I mean, follow the thread through a bit. If Chuck somehow convinced or forced Jimmy to give up the law, then Walter White probably doesn’t get hooked up with Gus Fring, which means he might not have gotten mixed up with the Nazi bikers, which means, at the very least, like 7,000 different terrible things might not have happened to Jesse. It’s like that old saying, “A butterfly flaps its wings in an electricity-free house in New Mexico and an excitable young meth cook ends up not getting caged up like a dang dog at a Nazi drug compound.” Or something.

(Two obvious caveats here: One, while we know where Jimmy ends up, we still don’t know how he gets there. So, there still is the possibility, I suppose, that Chuck’s actions actually force Jimmy to become Saul somehow. In which case, please ignore everything I said here and pretend that was the focus of this entire post. And two, we don’t know what happens to Chuck, either. Like, at all. Besides the fact that he’s nowhere to be seen by the time Breaking Bad kicks in. Still a few unknowns floating around.)

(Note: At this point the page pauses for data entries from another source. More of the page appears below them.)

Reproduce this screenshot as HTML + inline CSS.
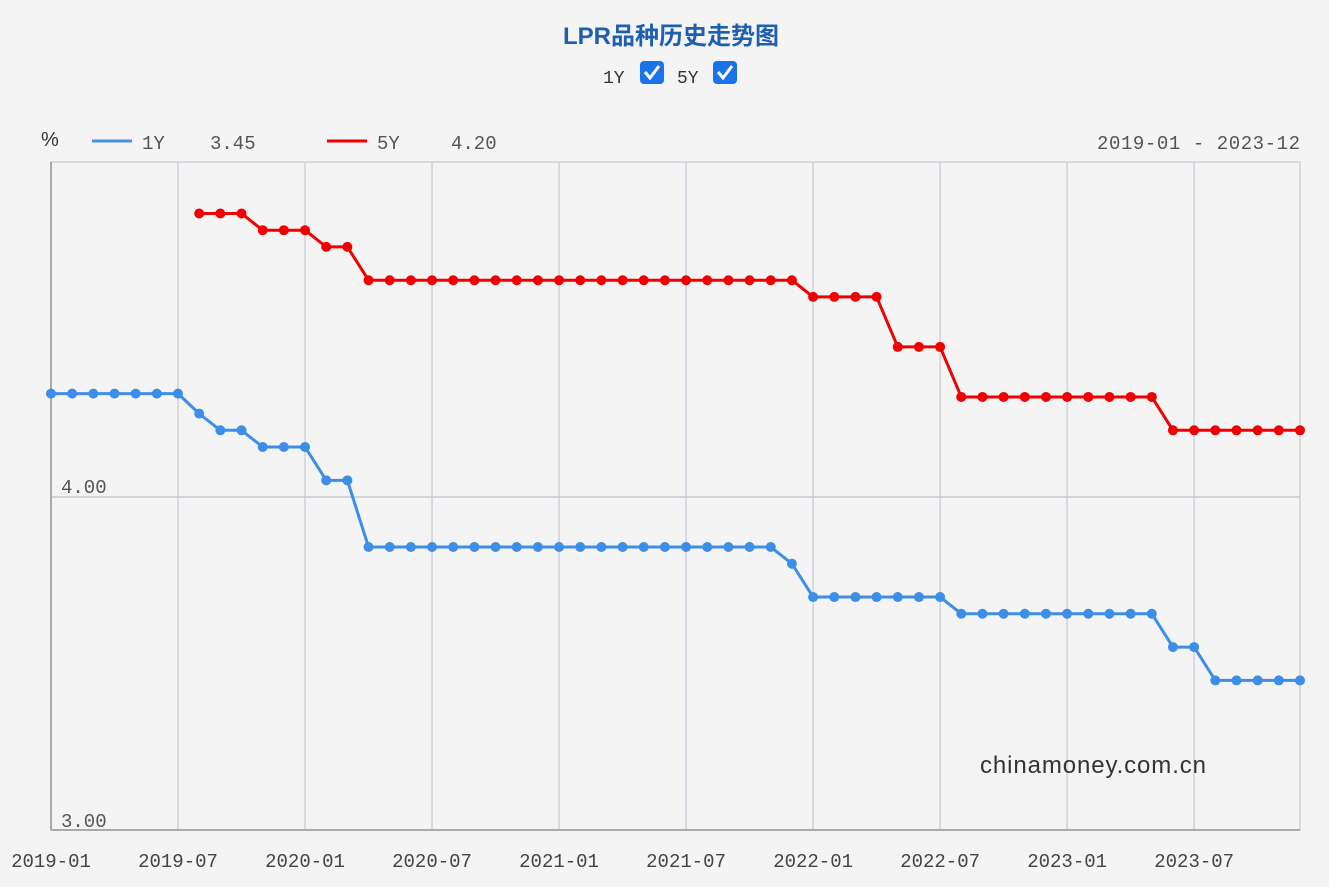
<!DOCTYPE html>
<html><head><meta charset="utf-8"><style>
body{margin:0;background:#f4f4f4;}
svg{display:block;font-family:"Liberation Mono","Noto Sans CJK SC",monospace;}
</style></head><body>
<svg id="c" width="1329" height="887" xmlns="http://www.w3.org/2000/svg">
<rect width="1329" height="887" fill="#f4f4f4"/>
<text x="671" y="44" text-anchor="middle" font-family="Liberation Sans,Noto Sans CJK SC,sans-serif" font-size="24" font-weight="bold" fill="#1f5fb0">LPR品种历史走势图</text>
<text x="603" y="83" font-size="18" fill="#333">1Y</text>
<rect x="640" y="61" width="24" height="23" rx="4" fill="#1a73e8"/>
<path d="M645 72 l5 6 l9 -12" stroke="#fff" stroke-width="3" fill="none"/>
<text x="677" y="83" font-size="18" fill="#333">5Y</text>
<rect x="713" y="61" width="24" height="23" rx="4" fill="#1a73e8"/>
<path d="M718 72 l5 6 l9 -12" stroke="#fff" stroke-width="3" fill="none"/>
<text x="41" y="146" font-size="20" fill="#333" font-family="Liberation Sans,sans-serif">%</text>
<line x1="92" y1="141" x2="132" y2="141" stroke="#4a90e2" stroke-width="3"/>
<text x="142" y="149" font-size="19" fill="#555">1Y</text>
<text x="210" y="149" font-size="19" fill="#555">3.45</text>
<line x1="327" y1="141" x2="367" y2="141" stroke="#ee0000" stroke-width="3"/>
<text x="377" y="149" font-size="19" fill="#555">5Y</text>
<text x="451" y="149" font-size="19" fill="#555">4.20</text>
<text x="1300" y="149" text-anchor="end" font-size="19" fill="#555" textLength="203">2019-01 - 2023-12</text>
<g id="grid"></g>
<text x="61" y="493" font-size="19" fill="#555">4.00</text>
<text x="61" y="827" font-size="19" fill="#555">3.00</text>
<text x="980" y="773" font-family="Liberation Sans,sans-serif" font-size="24" fill="#333" textLength="226">chinamoney.com.cn</text>
<g id="series"></g>
</svg>
<script>
var ns="http://www.w3.org/2000/svg";
function el(p,t,a){var e=document.createElementNS(ns,t);for(var k in a)e.setAttribute(k,a[k]);p.appendChild(e);return e;}
var g=document.getElementById('grid'),s=document.getElementById('series');
var X=function(i){return 51+i*1249/59;},Y=function(v){return 497-(v-4)*333.5;};
el(g,'rect',{x:51,y:162,width:1249,height:668,fill:'none',stroke:'#d0d0d8','stroke-width':1.5});
var labs=['2019-01','2019-07','2020-01','2020-07','2021-01','2021-07','2022-01','2022-07','2023-01','2023-07'];
for(var k=0;k<10;k++){var x=X(k*6);el(g,'line',{x1:x,y1:162,x2:x,y2:830,stroke:'#d0d0dc','stroke-width':1.5});
var t=el(g,'text',{x:x,y:867,'text-anchor':'middle','font-size':19,fill:'#444'});t.textContent=labs[k];}
el(g,'line',{x1:51,y1:497,x2:1300,y2:497,stroke:'#c8c8d4','stroke-width':1.5});
el(g,'line',{x1:51,y1:162,x2:51,y2:830,stroke:'#aaa','stroke-width':2});
el(g,'line',{x1:51,y1:830,x2:1300,y2:830,stroke:'#aaa','stroke-width':2});
function rep(v,n){var a=[];for(var i=0;i<n;i++)a.push(v);return a;}
var y1=[].concat(rep(4.31,7),[4.25,4.20,4.20,4.15,4.15,4.15,4.05,4.05],rep(3.85,20),[3.80],rep(3.70,7),rep(3.65,10),[3.55,3.55],rep(3.45,5));
var y5=[].concat([4.85,4.85,4.85,4.80,4.80,4.80,4.75,4.75],rep(4.65,21),rep(4.60,4),rep(4.45,3),rep(4.30,10),rep(4.20,7));
function draw(d,off,c){var p=d.map(function(v,i){return X(i+off)+','+Y(v);}).join(' ');
el(s,'polyline',{points:p,fill:'none',stroke:c,'stroke-width':3,'stroke-linejoin':'round'});
d.forEach(function(v,i){el(s,'circle',{cx:X(i+off),cy:Y(v),r:5,fill:c});});}
draw(y1,0,'#3d8ee6');draw(y5,7,'#f00000');
</script>
</body></html>
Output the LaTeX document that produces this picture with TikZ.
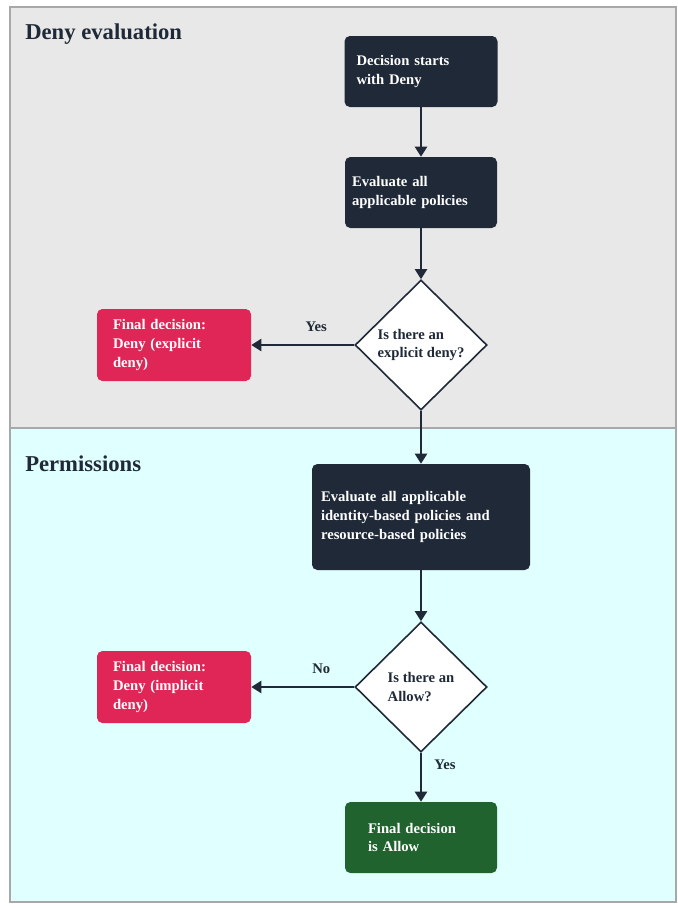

So, the next time some nameless legal assistant walks into a conference room carrying a bin and demands everyone’s electronic devices, and the whole thing plays out kind of like people in an X-Men movie frantically ditching any metal on their bodies to prepare for an appearance by Magneto, let’s all remember that Chuck is actually trying to do a good thing here. And then let’s all remember that he’s going to fail miserably. And then let’s all thank the television gods that he does, because that Saul-less, Gus-less, Nazi-less version of Breaking Bad I described a minute ago sounded boring as hell.